A map of the world during the early Quaternary looks almost like a map of the modern world. Although plate tectonic activity has been moving continents during this time North America and Europe have only moved about 40 kilometres further apart since the start of the Quaternary. However, if you could have seen the Earth from space during the Quaternary you would have seen the expansion and contraction of the polar ice, especially in the northern hemisphere. You would also have seen the rise and fall of sea level and dramatic changes in coastlines around the world.

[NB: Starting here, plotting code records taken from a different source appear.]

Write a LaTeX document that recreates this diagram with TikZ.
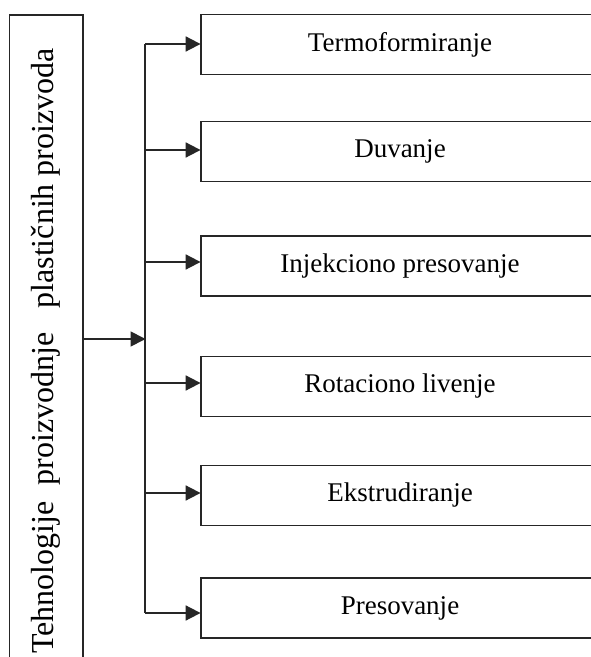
\documentclass[tikz,border=0pt]{standalone}
\usepackage{fontspec}
\setmainfont{Liberation Serif}
\usetikzlibrary{arrows.meta}
\begin{document}
\begin{tikzpicture}[x=1pt,y=1pt,
  ln/.style={line width=1.8pt, draw=black!85},
  arr/.style={ln, -{Triangle[length=15pt,width=15pt]}, shorten >=-0.5pt},
  proc/.style={ln, draw, minimum width=398pt, minimum height=60pt, inner sep=0pt,
    font=\fontsize{27}{32}\selectfont},
  srcbox/.style={ln, draw, rotate=90, minimum width=672pt, minimum height=73.5pt, inner sep=0pt,
    font=\fontsize{32}{38}\selectfont}]
\useasboundingbox (0,0) rectangle (591,657);
\clip (0,0) rectangle (591,657);
\node[srcbox] (src) at (46.25,306) {Tehnologije\ \ proizvodnje\ \ \ plastičnih proizvoda};
\node[proc] (b1) at (400,612.5) {Termoformiranje};
\node[proc] (b2) at (400,505.5) {Duvanje};
\node[proc] (b3) at (400,391) {Injekciono presovanje};
\node[proc] (b4) at (400,270.5) {Rotaciono livenje};
\node[proc] (b5) at (400,161.5) {Ekstrudiranje};
\node[proc] (b6) at (400,49) {Presovanje};
\coordinate (hub) at (145,318);
\coordinate (t1) at (145,613);
\coordinate (t2) at (145,507);
\coordinate (t3) at (145,395);
\coordinate (t4) at (145,274);
\coordinate (t5) at (145,164);
\coordinate (t6) at (145,44);
\draw[ln] (t1) -- (t6);
\draw[arr] (src.south |- hub) -- (hub);
\foreach \i in {1,...,6} {
  \draw[arr] (t\i) -- (t\i -| b\i.west);
}
\end{tikzpicture}
\end{document}
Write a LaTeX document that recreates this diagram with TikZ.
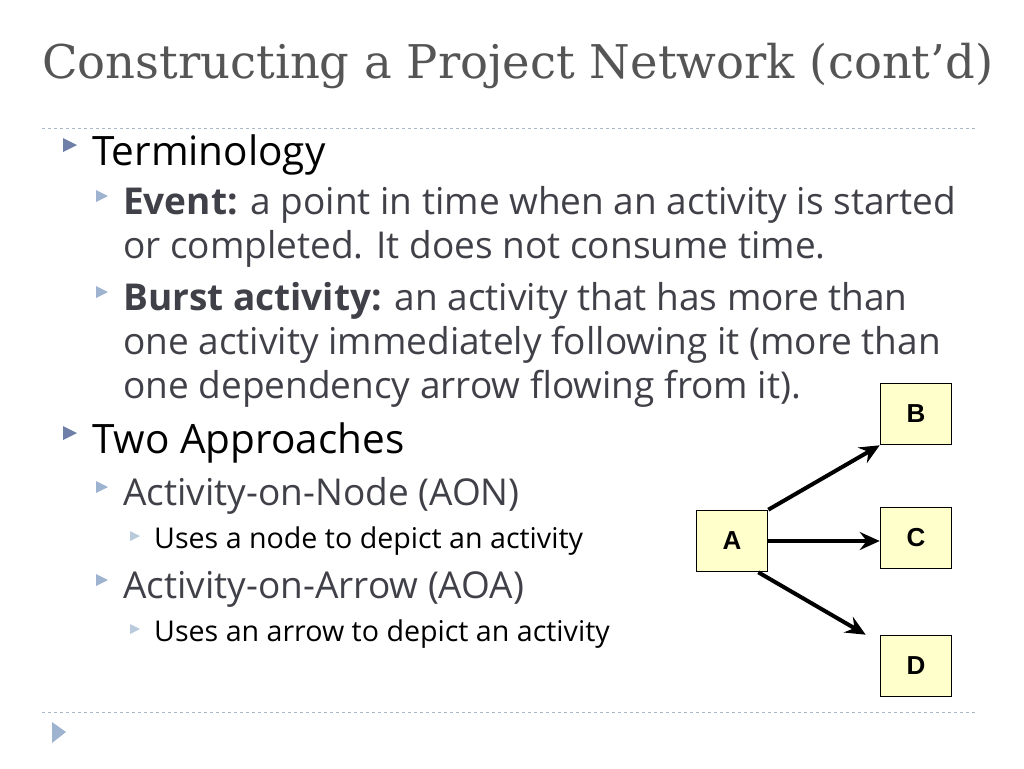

Life on Earth during the last 100,000 years is almost what we see today, but as glaciers advanced across the northern hemisphere ecosystems were drastically altered. Imagine all of New Brunswick covered by glacial ice more than a kilometre thick. At the time of maximum glacial coverage, nothing lived in New Brunswick. As recently as 20,000 years ago there was nothing here but ice. Where did everything go?
As glaciers advanced across North America the ecological zones became compressed into the southern half of the continent. In front of the ice there was a narrow zone of tundra, then a sub-arctic zone, and a boreal forest. As glaciers retreated, a fresh landscape was created upon which modern ecosystems developed. As glacier ice retreated from New Brunswick, ecological zones including tundra, sub-arctic, northern boreal and boreal forest developed. The fossil record reveals how the environment and climate have changed over thousands of years. Although some organisms became extinct during the Quaternary, such as mastodons and giant beavers, many other species have moved to keep pace with the changing environment.
Has the Quaternary come to an end? Some scientists think we have entered a new geologic period called the Anthropocene, a time when the Earth has been significantly altered by humans.